Stated goal: Go through the entries below and retype them exactly, omitting each picture.

━━━━━━━━━━━━━━━━━━━━

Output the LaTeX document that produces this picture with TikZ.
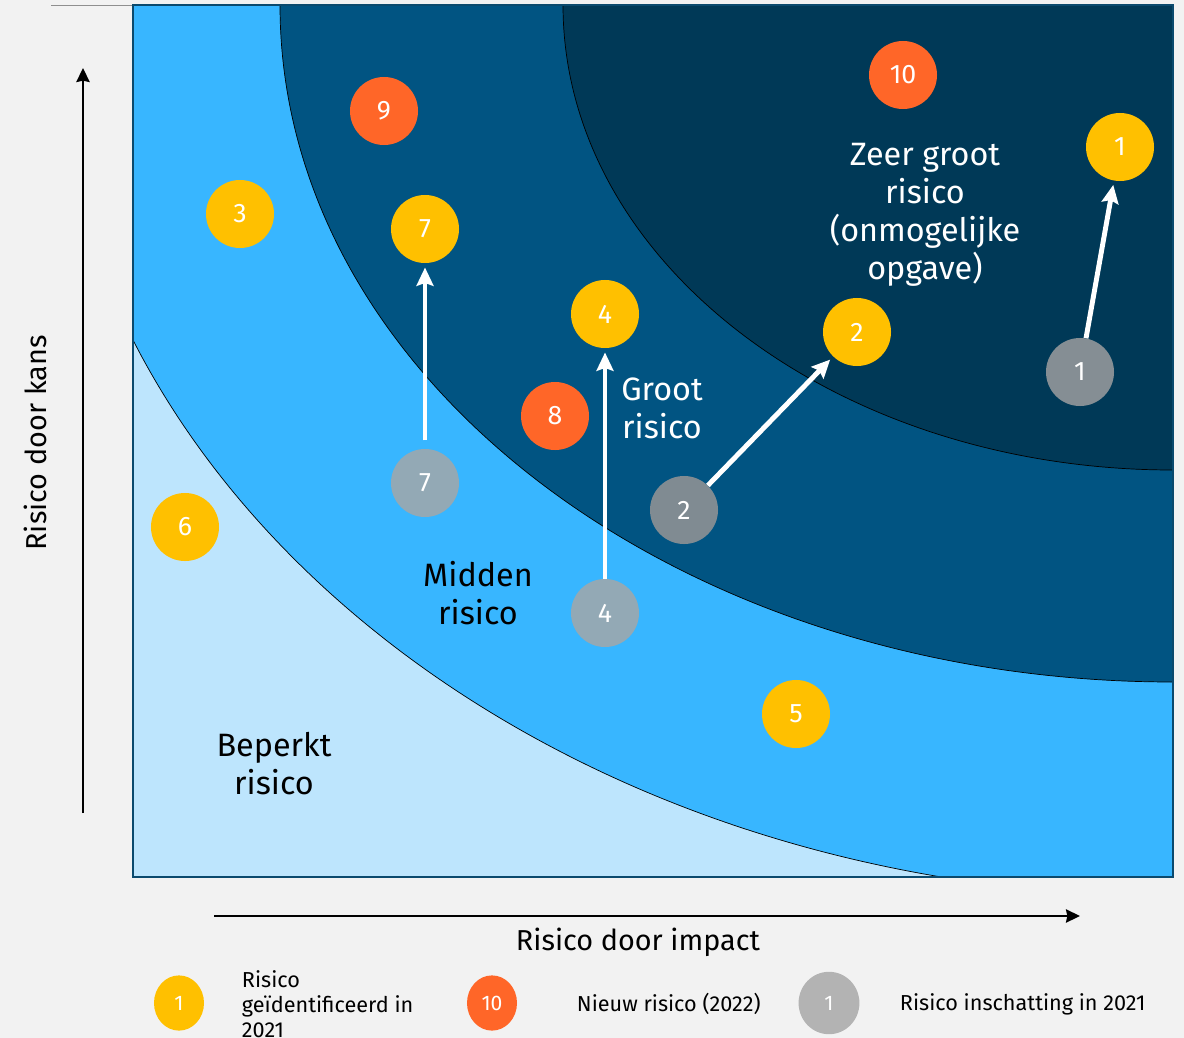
\documentclass[tikz,border=0pt]{standalone}
\usepackage{fontspec}
\setmainfont{Fira Sans}
\usetikzlibrary{arrows.meta,positioning,shapes.geometric}

\definecolor{achtergrond}{HTML}{F2F2F2}
\definecolor{beperktkleur}{HTML}{BDE5FD}
\definecolor{middenkleur}{HTML}{38B6FF}
\definecolor{grootkleur}{HTML}{015482}
\definecolor{zeergrootkleur}{HTML}{003957}
\definecolor{randkleur}{HTML}{0B4A6E}
\definecolor{geel}{HTML}{FFC000}
\definecolor{oranje}{HTML}{FF6628}
\definecolor{grijs}{HTML}{B3B3B3}
\definecolor{oudA}{HTML}{858E94}
\definecolor{oudB}{HTML}{808B92}
\definecolor{oudC}{HTML}{93A9B5}

\tikzset{oudrisico/.style={knoop,fill=#1}}

\begin{document}
\begin{tikzpicture}[x=0.025cm,y=-0.025cm,>={Stealth[length=13pt,width=12pt,inset=2pt]},
    knoop/.style={circle,minimum size=1.7cm,inner sep=0pt,text=white,font=\fontsize{19}{22}\selectfont},
    geelrisico/.style={knoop,fill=geel},
    nieuwrisico/.style={knoop,fill=oranje},
    legenda/.style={ellipse,inner sep=0pt,minimum width=1.25cm,minimum height=1.38cm,text=white,font=\fontsize{15}{17}\selectfont},
    uitleg/.style={align=left,font=\fontsize{15.4}{17.8}\selectfont},
    zone/.style={align=center,font=\fontsize{23}{27}\selectfont},
    pijl/.style={->,white,line width=3.5pt,shorten >=3pt},
    as/.style={->,>={Stealth[length=10pt,width=9.5pt,inset=1pt]},line width=1.4pt},
    aslabel/.style={font=\fontsize{20.5}{24}\selectfont}]

    % achtergrond en vlakken
    \fill[achtergrond] (0,0) rectangle (1184,1038);
    \useasboundingbox (0,0) rectangle (1184,1038);
    \draw[grijs!80!black,line width=0.6pt] (51,5) -- (133,5);
    \begin{scope}
        \clip (133,5) rectangle (1173,877);
        \fill[beperktkleur] (133,5) rectangle (1173,877);
        \filldraw[fill=middenkleur,draw=black,line width=0.5pt] (1173,5) ellipse [x radius=1122,y radius=891];
        \filldraw[fill=grootkleur,draw=black,line width=0.5pt] (1173,5) ellipse [x radius=893,y radius=677];
        \filldraw[fill=zeergrootkleur,draw=black,line width=0.5pt] (1173,5) ellipse [x radius=610,y radius=465];
    \end{scope}
    \draw[randkleur,line width=1.2pt] (133,5) rectangle (1173,877);

    % assen
    \coordinate (kansvan) at (83,813);
    \coordinate (kansnaar) at (83,68);
    \coordinate (impactvan) at (214,916);
    \coordinate (impactnaar) at (1080,916);
    \draw[as] (kansvan) -- (kansnaar);
    \draw[as] (impactvan) -- (impactnaar);
    \node[aslabel,rotate=90] (kans) at (35,443) {Risico door kans};
    \node[aslabel] (impact) at (638,942) {Risico door impact};

    % zones
    \node[zone,text=white] (zeergroot) at (925,215) {Zeer groot\\risico\\(onmogelijke\\opgave)};
    \node[zone,text=white] (groot) at (662,408) {Groot\\risico};
    \node[zone] (midden) at (478,593) {Midden\\risico};
    \node[zone] (beperkt) at (274,764) {Beperkt\\risico};

    % risico's
    \node[nieuwrisico] (n10) at (903,75) {10};
    \node[nieuwrisico] (n9) at (384,111) {9};
    \node[nieuwrisico] (n8) at (555,416) {8};
    \node[geelrisico] (g1) at (1120,147) {1};
    \node[geelrisico] (g3) at (240,214) {3};
    \node[geelrisico] (g7) at (425,229) {7};
    \node[geelrisico] (g4) at (605,314) {4};
    \node[geelrisico] (g2) at (857,332) {2};
    \node[geelrisico] (g6) at (185,527) {6};
    \node[geelrisico] (g5) at (796,714) {5};
    \node[oudrisico=oudA] (o1) at (1080,372) {1};
    \node[oudrisico=oudB] (o2) at (684,510) {2};
    \node[oudrisico=oudC] (o7) at (425,483) {7};
    \node[oudrisico=oudC] (o4) at (605,613) {4};

    \path[pijl]
    (o1) edge (g1)
    (o2) edge (g2)
    (o4) edge (g4)
    (o7) edge [shorten <=6pt] (g7);

    % legenda
    \node[legenda,fill=geel] (lg) at (179,1003) {1};
    \node[uitleg,anchor=west] (lgtekst) at (237,1004) {Risico\\geïdentificeerd in\\2021};
    \node[legenda,fill=oranje] (ln) at (492,1003) {10};
    \node[uitleg,anchor=west] (lntekst) at (572,1004) {Nieuw risico (2022)};
    \node[legenda,fill=grijs,minimum width=1.52cm,minimum height=1.56cm] (lo) at (829,1003) {1};
    \node[uitleg,anchor=west] (lotekst) at (895,1004) {Risico inschatting in 2021};
\end{tikzpicture}
\end{document}
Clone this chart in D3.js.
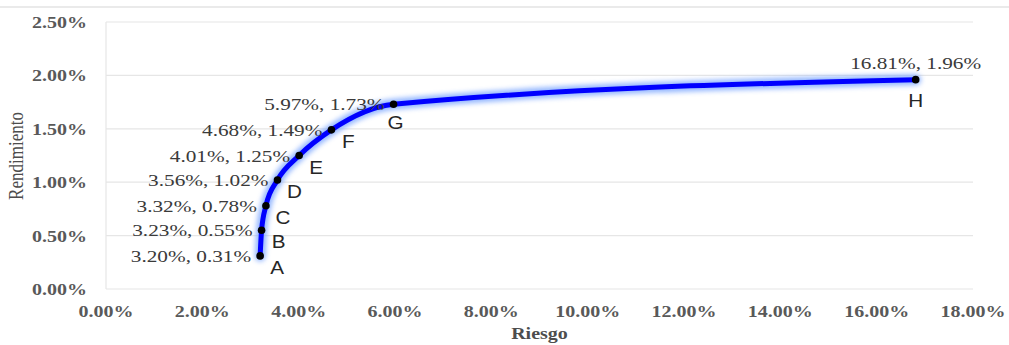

━━━━━━━━━━━━━━━━━━━━

Answer to this problem:
Output the LaTeX document that produces this picture with TikZ.
\documentclass[tikz,border=0pt]{standalone}
\usepackage{fontspec}
\setmainfont{Fira Sans}
\usetikzlibrary{arrows.meta,positioning,shapes.geometric}

\definecolor{achtergrond}{HTML}{F2F2F2}
\definecolor{beperktkleur}{HTML}{BDE5FD}
\definecolor{middenkleur}{HTML}{38B6FF}
\definecolor{grootkleur}{HTML}{015482}
\definecolor{zeergrootkleur}{HTML}{003957}
\definecolor{randkleur}{HTML}{0B4A6E}
\definecolor{geel}{HTML}{FFC000}
\definecolor{oranje}{HTML}{FF6628}
\definecolor{grijs}{HTML}{B3B3B3}
\definecolor{oudA}{HTML}{858E94}
\definecolor{oudB}{HTML}{808B92}
\definecolor{oudC}{HTML}{93A9B5}

\tikzset{oudrisico/.style={knoop,fill=#1}}

\begin{document}
\begin{tikzpicture}[x=0.025cm,y=-0.025cm,>={Stealth[length=13pt,width=12pt,inset=2pt]},
    knoop/.style={circle,minimum size=1.7cm,inner sep=0pt,text=white,font=\fontsize{19}{22}\selectfont},
    geelrisico/.style={knoop,fill=geel},
    nieuwrisico/.style={knoop,fill=oranje},
    legenda/.style={ellipse,inner sep=0pt,minimum width=1.25cm,minimum height=1.38cm,text=white,font=\fontsize{15}{17}\selectfont},
    uitleg/.style={align=left,font=\fontsize{15.4}{17.8}\selectfont},
    zone/.style={align=center,font=\fontsize{23}{27}\selectfont},
    pijl/.style={->,white,line width=3.5pt,shorten >=3pt},
    as/.style={->,>={Stealth[length=10pt,width=9.5pt,inset=1pt]},line width=1.4pt},
    aslabel/.style={font=\fontsize{20.5}{24}\selectfont}]

    % achtergrond en vlakken
    \fill[achtergrond] (0,0) rectangle (1184,1038);
    \useasboundingbox (0,0) rectangle (1184,1038);
    \draw[grijs!80!black,line width=0.6pt] (51,5) -- (133,5);
    \begin{scope}
        \clip (133,5) rectangle (1173,877);
        \fill[beperktkleur] (133,5) rectangle (1173,877);
        \filldraw[fill=middenkleur,draw=black,line width=0.5pt] (1173,5) ellipse [x radius=1122,y radius=891];
        \filldraw[fill=grootkleur,draw=black,line width=0.5pt] (1173,5) ellipse [x radius=893,y radius=677];
        \filldraw[fill=zeergrootkleur,draw=black,line width=0.5pt] (1173,5) ellipse [x radius=610,y radius=465];
    \end{scope}
    \draw[randkleur,line width=1.2pt] (133,5) rectangle (1173,877);

    % assen
    \coordinate (kansvan) at (83,813);
    \coordinate (kansnaar) at (83,68);
    \coordinate (impactvan) at (214,916);
    \coordinate (impactnaar) at (1080,916);
    \draw[as] (kansvan) -- (kansnaar);
    \draw[as] (impactvan) -- (impactnaar);
    \node[aslabel,rotate=90] (kans) at (35,443) {Risico door kans};
    \node[aslabel] (impact) at (638,942) {Risico door impact};

    % zones
    \node[zone,text=white] (zeergroot) at (925,215) {Zeer groot\\risico\\(onmogelijke\\opgave)};
    \node[zone,text=white] (groot) at (662,408) {Groot\\risico};
    \node[zone] (midden) at (478,593) {Midden\\risico};
    \node[zone] (beperkt) at (274,764) {Beperkt\\risico};

    % risico's
    \node[nieuwrisico] (n10) at (903,75) {10};
    \node[nieuwrisico] (n9) at (384,111) {9};
    \node[nieuwrisico] (n8) at (555,416) {8};
    \node[geelrisico] (g1) at (1120,147) {1};
    \node[geelrisico] (g3) at (240,214) {3};
    \node[geelrisico] (g7) at (425,229) {7};
    \node[geelrisico] (g4) at (605,314) {4};
    \node[geelrisico] (g2) at (857,332) {2};
    \node[geelrisico] (g6) at (185,527) {6};
    \node[geelrisico] (g5) at (796,714) {5};
    \node[oudrisico=oudA] (o1) at (1080,372) {1};
    \node[oudrisico=oudB] (o2) at (684,510) {2};
    \node[oudrisico=oudC] (o7) at (425,483) {7};
    \node[oudrisico=oudC] (o4) at (605,613) {4};

    \path[pijl]
    (o1) edge (g1)
    (o2) edge (g2)
    (o4) edge (g4)
    (o7) edge [shorten <=6pt] (g7);

    % legenda
    \node[legenda,fill=geel] (lg) at (179,1003) {1};
    \node[uitleg,anchor=west] (lgtekst) at (237,1004) {Risico\\geïdentificeerd in\\2021};
    \node[legenda,fill=oranje] (ln) at (492,1003) {10};
    \node[uitleg,anchor=west] (lntekst) at (572,1004) {Nieuw risico (2022)};
    \node[legenda,fill=grijs,minimum width=1.52cm,minimum height=1.56cm] (lo) at (829,1003) {1};
    \node[uitleg,anchor=west] (lotekst) at (895,1004) {Risico inschatting in 2021};
\end{tikzpicture}
\end{document}
Clone this chart in D3.js.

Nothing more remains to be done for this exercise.